--- Information supplied ---
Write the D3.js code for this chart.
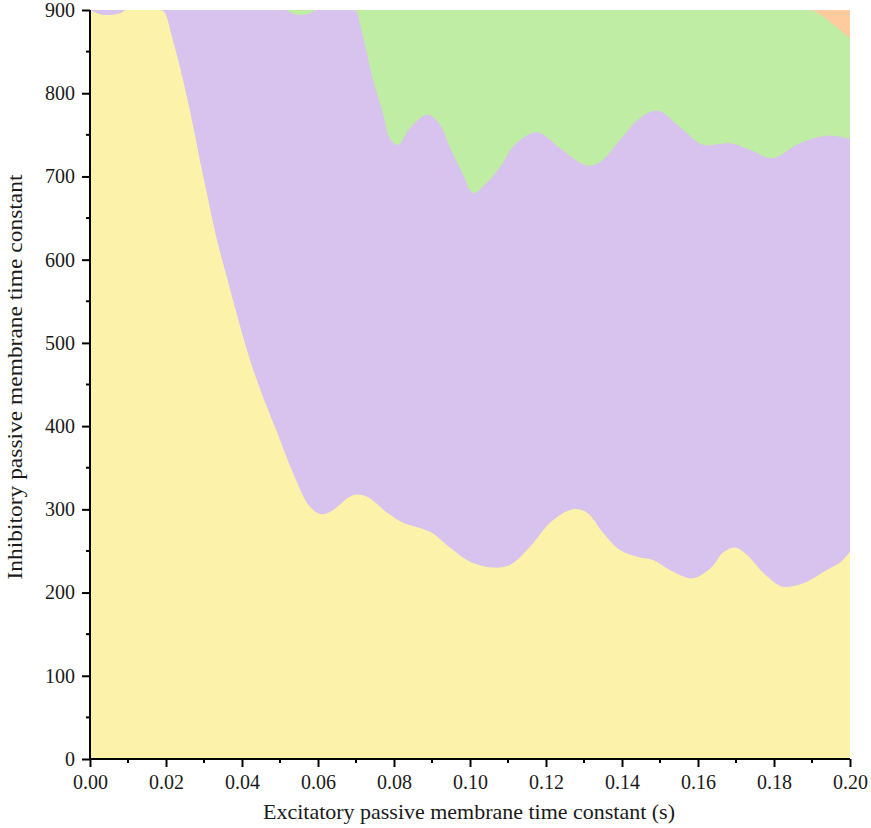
<!DOCTYPE html>
<html>
  <head>
    <meta charset="utf-8">
    <title>Membrane time constant regions</title>
    <script src="https://cdnjs.cloudflare.com/ajax/libs/d3/7.8.5/d3.min.js"></script>
    <style>
      body { margin: 0; background: #fff; }
      svg text { font-family: "Liberation Serif", "Times New Roman", serif; fill: #1a1a1a; }
    </style>
  </head>
  <body>
    <script>

      var outerWidth = 871;
      var outerHeight = 828;
      var margin = { left: 90, top: 10, right: 21, bottom: 69 };

      // tick values
      var xTicks = [0, 0.02, 0.04, 0.06, 0.08, 0.10, 0.12, 0.14, 0.16, 0.18, 0.20];
      var xMinorTicks = [0.01, 0.03, 0.05, 0.07, 0.09, 0.11, 0.13, 0.15, 0.17, 0.19];
      var yTicks = [0, 100, 200, 300, 400, 500, 600, 700, 800, 900];
      var yMinorTicks = [50, 150, 250, 350, 450, 550, 650, 750, 850];

      var regionColors = ["#fdcb9e", "#c0eda4", "#d8c2ee", "#fdf2aa"];

      // upper edge of each region [tauE, tauI]
      var orangeTop = [[0, 900], [0.20, 900]];

      var greenTop = [[0, 900], [0.19, 900], [0.1908, 898], [0.1927, 893],
        [0.1947, 886], [0.1974, 876], [0.20, 866]];

      var purpleTop = [[0, 900], [0.0513, 900], [0.0532, 896], [0.0553, 894],
        [0.0579, 896], [0.0595, 900], [0.0697, 900], [0.0711, 882], [0.0724, 858],
        [0.0745, 816], [0.0771, 776], [0.0789, 746], [0.0811, 738], [0.0842, 758],
        [0.0889, 774], [0.0921, 762], [0.0947, 735], [0.0982, 702], [0.1008, 680],
        [0.1039, 690], [0.1079, 711], [0.1118, 738], [0.1176, 753], [0.1237, 734],
        [0.1308, 713], [0.1342, 717], [0.1395, 744], [0.1447, 770], [0.1495, 779],
        [0.1553, 759], [0.1613, 738], [0.1684, 740], [0.1737, 732], [0.1795, 722],
        [0.1868, 740], [0.1939, 749], [0.20, 745]];

      var yellowTop = [[0, 900], [0.0026, 895], [0.0053, 894], [0.0079, 896],
        [0.0095, 900], [0.0184, 900], [0.0195, 898], [0.0218, 864], [0.0245, 816],
        [0.0268, 768], [0.0289, 720], [0.0311, 672], [0.0334, 624], [0.0363, 574],
        [0.0390, 528], [0.0418, 484], [0.0447, 445], [0.0492, 393], [0.0534, 344],
        [0.0579, 303], [0.0611, 294], [0.0639, 299], [0.0692, 317], [0.0729, 315],
        [0.0782, 296], [0.0824, 284], [0.0895, 273], [0.0947, 254], [0.1, 237],
        [0.106, 230], [0.1105, 233], [0.1158, 255], [0.1211, 284], [0.1271, 300],
        [0.1308, 296], [0.135, 272], [0.1395, 251], [0.144, 243], [0.1482, 239],
        [0.1526, 227], [0.1579, 217], [0.16, 219], [0.1637, 231], [0.1666, 248],
        [0.1697, 254], [0.1729, 245], [0.1771, 224], [0.1816, 208], [0.1842, 207],
        [0.1887, 213], [0.1939, 227], [0.1974, 236], [0.20, 249]];

      var innerWidth  = outerWidth  - margin.left - margin.right;
      var innerHeight = outerHeight - margin.top  - margin.bottom;

      var svg = d3.select("body").append("svg")
        .attr("width",  outerWidth)
        .attr("height", outerHeight);
      var g = svg.append("g")
        .attr("transform", "translate(" + margin.left + "," + margin.top + ")");

      var xScale = d3.scaleLinear().domain([0, 0.2]).range([0, innerWidth]);
      var yScale = d3.scaleLinear().domain([0, 900]).range([innerHeight, 0]);

      svg.append("defs").append("clipPath").attr("id", "plot-clip")
        .append("rect").attr("width", innerWidth).attr("height", innerHeight);

      var area = d3.area()
        .curve(d3.curveCatmullRom.alpha(0.5))
        .x(function (d){ return xScale(d[0]); })
        .y0(yScale(0))
        .y1(function (d){ return yScale(d[1]); });

      // paint from the top region down, each filled to the bottom
      var regions = [orangeTop, greenTop, purpleTop, yellowTop];
      g.append("g").attr("clip-path", "url(#plot-clip)")
        .selectAll("path").data(regions)
        .enter().append("path")
          .attr("d", area)
          .attr("fill", function (d, i){ return regionColors[i]; });

      // axes
      var xAxisG = g.append("g").attr("transform", "translate(0," + innerHeight + ")");
      xAxisG.call(d3.axisBottom(xScale).tickValues(xTicks).tickFormat(d3.format(".2f"))
        .tickSize(8).tickPadding(8));
      xAxisG.append("g").selectAll("line").data(xMinorTicks)
        .enter().append("line")
          .attr("x1", xScale).attr("x2", xScale)
          .attr("y1", 0).attr("y2", 4)
          .attr("stroke", "#000").attr("stroke-width", 2);

      var yAxisG = g.append("g");
      yAxisG.call(d3.axisLeft(yScale).tickValues(yTicks)
        .tickSize(8).tickPadding(7));
      yAxisG.append("g").selectAll("line").data(yMinorTicks)
        .enter().append("line")
          .attr("y1", yScale).attr("y2", yScale)
          .attr("x1", 0).attr("x2", -4)
          .attr("stroke", "#000").attr("stroke-width", 2);

      [xAxisG, yAxisG].forEach(function (a){
        a.attr("font-family", "Liberation Serif, serif").attr("font-size", 20);
        a.select(".domain").attr("stroke-width", 2).attr("d",
          a === xAxisG ? "M0,0H" + innerWidth : "M0,0V" + innerHeight);
        a.selectAll(".tick line").attr("stroke-width", 2);
      });

      // axis titles
      svg.append("text")
        .attr("x", 469)
        .attr("y", 819)
        .attr("text-anchor", "middle")
        .attr("font-size", 21)
        .attr("textLength", 412)
        .attr("lengthAdjust", "spacingAndGlyphs")
        .text("Excitatory passive membrane time constant (s)");

      svg.append("text")
        .attr("transform", "translate(22,377) rotate(-90)")
        .attr("text-anchor", "middle")
        .attr("font-size", 21)
        .attr("textLength", 405)
        .attr("lengthAdjust", "spacingAndGlyphs")
        .text("Inhibitory passive membrane time constant");

    </script>
  </body>
</html>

--- Written task ---
Your task is to return the lines above, from the first one up to and including the line containing "21, bottom: 69", minus any pictures.

--- Result of this exercise ---
Write the D3.js code for this chart.
<!DOCTYPE html>
<html>
  <head>
    <meta charset="utf-8">
    <title>Membrane time constant regions</title>
    <script src="https://cdnjs.cloudflare.com/ajax/libs/d3/7.8.5/d3.min.js"></script>
    <style>
      body { margin: 0; background: #fff; }
      svg text { font-family: "Liberation Serif", "Times New Roman", serif; fill: #1a1a1a; }
    </style>
  </head>
  <body>
    <script>

      var outerWidth = 871;
      var outerHeight = 828;
      var margin = { left: 90, top: 10, right: 21, bottom: 69 };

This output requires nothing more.